Nominally anhydrous experiments were made using the mafic bulk composition KCa2(Fe4Fe3+)(Al2Si6)O22(Cl2) prepared from reagent oxides and FeCl2. Experiments in the range of 2 – 8 GPa at 800°C were done in a multi-anvil press using Ag50Pd50 capsules but without any control of fO2. One experiment was done at 700°C and 0.4 GPa at an fO2 of about -2 ΔNiNiO. Although these experiments, like previous studies, involve synthesis rather than reaction reversals, the results are systematic and give an indication of the nucleation stability limits of amph and biot in this chemical system.

The results indicate that amph (~potassic-chloro-hastingsite) is stable from 0.4 to 2.0 GPa, where biot (chloro-annite) begins to form. From 2 – 3 GPa amphibole is gradually replaced by biot and garnet (gar, andradite-rich). From 3-7 GPa amph is no longer stable and the assemblage is biot, gar, and clinopyroxene (cpx, hedenbergite). Finally at 8 GPa biot is no longer stable and breaks down to an assemblage rich in gar + cpx with minor coesite, ahrensite (Fe2SiO4, spinel), sylvite, and FeCl2. Chemical analysis shows amph has 4 – 6 wt% Cl and biot has 7 – 12 wt% Cl, with Cl possibly increasing in both phases with increasing pressure.

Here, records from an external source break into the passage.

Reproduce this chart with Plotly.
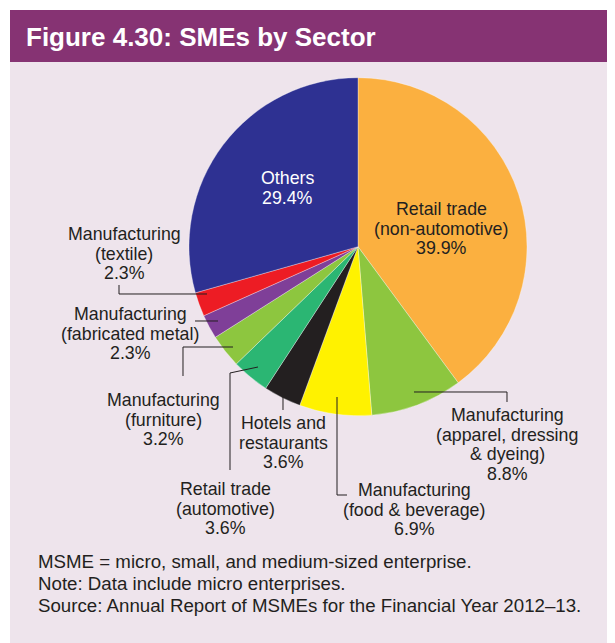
import plotly.graph_objects as go

W, H = 615, 643
OFF = 8  # page body margin of the html page

# ---- data ----
sectors = [
    "Retail trade (non-automotive)",
    "Manufacturing (apparel, dressing & dyeing)",
    "Manufacturing (food & beverage)",
    "Hotels and restaurants",
    "Retail trade (automotive)",
    "Manufacturing (furniture)",
    "Manufacturing (fabricated metal)",
    "Manufacturing (textile)",
    "Others",
]
shares = [39.9, 8.8, 6.9, 3.6, 3.6, 3.2, 2.3, 2.3, 29.4]
label_lines = [
    ["Retail trade", "(non-automotive)"],
    ["Manufacturing", "(apparel, dressing", "& dyeing)"],
    ["Manufacturing", "(food & beverage)"],
    ["Hotels and", "restaurants"],
    ["Retail trade", "(automotive)"],
    ["Manufacturing", "(furniture)"],
    ["Manufacturing", "(fabricated metal)"],
    ["Manufacturing", "(textile)"],
    ["Others"],
]
slice_colors = ["#FBB040", "#8DC63F", "#FFF200", "#231F20", "#2BB673",
                "#8DC63F", "#7F3F98", "#ED1C24", "#2E3192"]
title_text = "Figure 4.30: SMEs by Sector"
footer_lines = [
    "MSME = micro, small, and medium-sized enterprise.",
    "Note: Data include micro enterprises.",
    "Source: Annual Report of MSMEs for the Financial Year 2012\u201313.",
]

# ---- layout helpers (window pixel -> paper) ----
def px(x):
    return (x - OFF) / W

def py(y):
    return 1 - (y - OFF) / H

cx, cy, r = 358, 246.7, 169
TXT = "#231F20"
FONT = "Liberation Sans, Arial, sans-serif"

fig = go.Figure()
fig.add_trace(go.Pie(
    labels=sectors, values=shares, sort=False, direction="clockwise", rotation=0,
    marker=dict(colors=slice_colors, line=dict(color="rgba(255,255,255,0.55)", width=0.6)),
    textinfo="none", hoverinfo="label+percent", showlegend=False,
    domain=dict(x=[px(cx - r), px(cx + r)], y=[py(cy + r), py(cy - r)]),
))

shapes = [
    dict(type="rect", xref="paper", yref="paper", x0=px(10), x1=px(W + 20), y0=py(62), y1=py(H + 20),
         fillcolor="#EEE4EC", line=dict(width=0), layer="below"),
    dict(type="rect", xref="paper", yref="paper", x0=px(10), x1=px(W + 20), y0=py(10), y1=py(62),
         fillcolor="#863373", line=dict(width=0), layer="below"),
]

# leader lines (label anchor geometry)
leaders = [
    [(414, 392), (507, 392), (507, 402)],      # apparel
    [(337, 397), (337, 495), (347, 495)],      # food
    [(283, 397), (283, 410)],                  # hotels
    [(258, 367), (230, 373), (230, 470)],      # retail auto
    [(233, 347), (183, 347), (183, 376)],      # furniture
    [(218, 321), (195, 321)],                  # fabricated metal
    [(207, 294), (119, 294), (119, 285)],      # textile
]
for pts in leaders:
    path = "M " + " L ".join(f"{px(x):.5f},{py(y):.5f}" for x, y in pts)
    shapes.append(dict(type="path", xref="paper", yref="paper", path=path,
                       line=dict(color=TXT, width=1)))

# label anchors: centre x, first line y
label_pos = [(441, 209), (507, 415), (414, 490), (283, 423), (225, 489),
             (163, 400), (130, 314), (124, 234), (287, 178)]
LS = 19.6
annotations = []
for i, (lines, (lx, ly)) in enumerate(zip(label_lines, label_pos)):
    col = "white" if sectors[i] == "Others" else TXT
    all_lines = lines + [f"{shares[i]:.1f}%"]
    for k, t in enumerate(all_lines):
        annotations.append(dict(x=px(lx), y=py(ly + k * LS), xref="paper", yref="paper",
                                text=t, showarrow=False, xanchor="center", yanchor="middle",
                                font=dict(family=FONT, size=17.8, color=col)))

annotations.append(dict(x=px(24), y=py(37), xref="paper", yref="paper", text=f"<b>{title_text}</b>",
                        showarrow=False, xanchor="left", yanchor="middle",
                        font=dict(family=FONT, size=26, color="white")))
for k, t in enumerate(footer_lines):
    annotations.append(dict(x=px(36), y=py(561 + k * 22), xref="paper", yref="paper", text=t,
                            showarrow=False, xanchor="left", yanchor="middle",
                            font=dict(family=FONT, size=18.7, color=TXT)))

fig.update_layout(
    width=W, height=H, margin=dict(l=0, r=0, t=0, b=0),
    paper_bgcolor="white", plot_bgcolor="white",
    shapes=shapes, annotations=annotations,
)
fig.write_html("out.html")
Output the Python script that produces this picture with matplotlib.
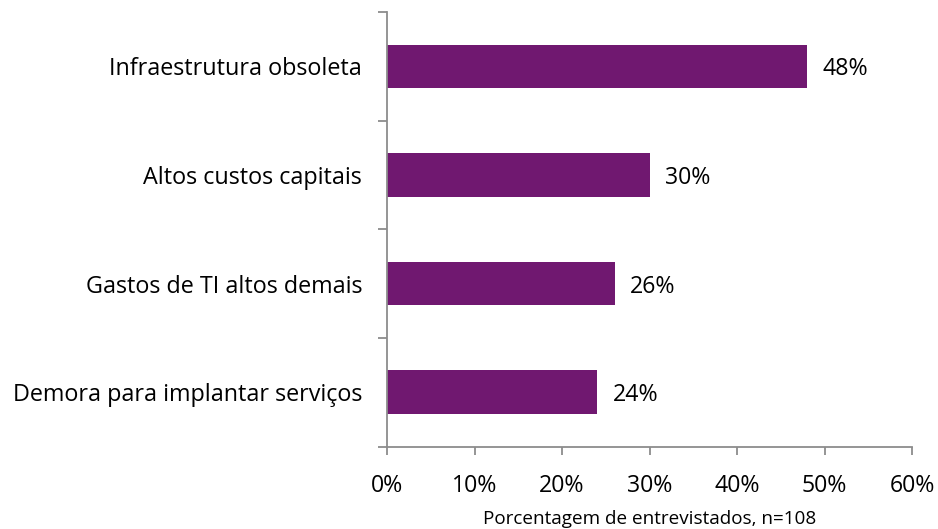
import matplotlib.pyplot as plt
import numpy as np

plt.rcParams["font.family"] = ["Open Sans", "DejaVu Sans"]

categories = ["Demora para implantar serviços", "Gastos de TI altos demais",
              "Altos custos capitais", "Infraestrutura obsoleta"]
values = [24, 26, 30, 48]
xticks = [0, 10, 20, 30, 40, 50, 60]
xticklabels = ["0%", "10%", "20%", "30%", "40%", "50%", "60%"]

fig = plt.figure(figsize=(9.38, 5.29), dpi=100)
ax = fig.add_axes([387 / 938, 1 - 446.5 / 529, (912 - 387) / 938, (446.5 - 12) / 529])

y = np.arange(len(categories))
ax.barh(y, values, height=0.4, color="#701870")
for yi, v in zip(y, values):
    ax.text(v + 1.8, yi, f"{v}%", va="center_baseline", ha="left", fontsize=16.7)

ax.set_xlim(0, 60)
ax.set_ylim(-0.5, len(categories) - 0.5)
ax.set_xticks(xticks)
ax.set_xticklabels(xticklabels, fontsize=16.7)
ax.set_yticks(y)
ax.set_yticklabels(categories, fontsize=16.8, va="center_baseline")
ax.set_yticks(np.arange(-0.5, len(categories)), minor=True)
ax.tick_params(axis="y", which="major", length=0, pad=18)
ax.tick_params(axis="y", which="minor", length=6.5, color="#8c8c8c", width=1.3)
ax.tick_params(axis="x", length=6, color="#8c8c8c", width=1.3, pad=14)

for s in ["top", "right"]:
    ax.spines[s].set_visible(False)
for s in ["left", "bottom"]:
    ax.spines[s].set_color("#8c8c8c")
    ax.spines[s].set_linewidth(1.3)

fig.text(649.5 / 938, 1 - 523.5 / 529, "Porcentagem de entrevistados, n=108",
         fontsize=13.6, ha="center", va="baseline")

fig.savefig("out.png", dpi=100)
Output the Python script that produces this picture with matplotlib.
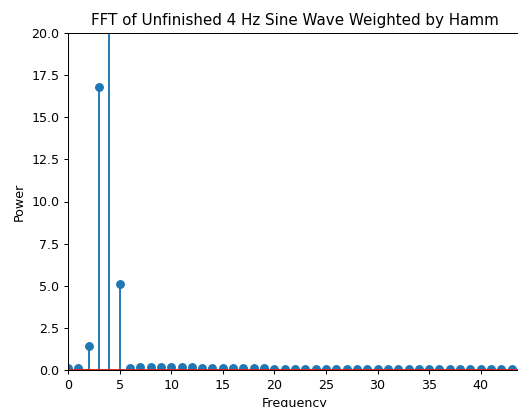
import numpy as np
import matplotlib

matplotlib.use("Agg")
import matplotlib.pyplot as plt

# FFT bin frequencies (Hz) and power
freqs = list(range(45))
power = [
    0.12, 0.10, 1.45, 16.8, 26.0, 5.1, 0.12, 0.20, 0.20, 0.20,
    0.20, 0.20, 0.15, 0.12, 0.12, 0.12, 0.12, 0.12, 0.13, 0.10,
    0.08, 0.08, 0.08, 0.08, 0.08, 0.08, 0.08, 0.08, 0.08, 0.08,
    0.08, 0.08, 0.08, 0.08, 0.08, 0.08, 0.08, 0.08, 0.08, 0.08,
    0.08, 0.08, 0.08, 0.08, 0.08,
]
title = "FFT of Unfinished 4 Hz Sine Wave Weighted by Hamm"

# reference looks like a default figure rendered at a lower dpi
W, H = 518, 407
DPI = 91
fig = plt.figure(figsize=(W / DPI, H / DPI), dpi=DPI)
# axes runs slightly past the right edge of the image, as in the reference
ax = fig.add_axes([68 / W, (H - 370) / H, (521 - 68) / W, (370 - 33) / H])

ax.stem(freqs, power)
ax.set_xlim(0, 43.9)
ax.set_ylim(0, 20)
ax.set_yticks(np.arange(0, 20.1, 2.5))
ax.set_xlabel("Frequency")
ax.set_ylabel("Power")
ax.set_title(title)

fig.savefig("out.png", dpi=DPI)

From this study we see the relative stability of Cl-amph and Cl-biot is like that of OH-phases in ultramafic rocks, with the pressure stability of biot >> amph. Second, in the Mg-free and dry system studied here, amph and biot have nearly the maximum possible Cl contents, with the biot having higher Cl than amph (DClBiot/Amph = 1.5). Assuming 10 wt% amph or biot in Fe-rich and Cl-saturated rocks, it is possible to transport 0.5 - 1.0 wt% Cl in silicate minerals to ~240 km before being released as sylvite and FeCl2.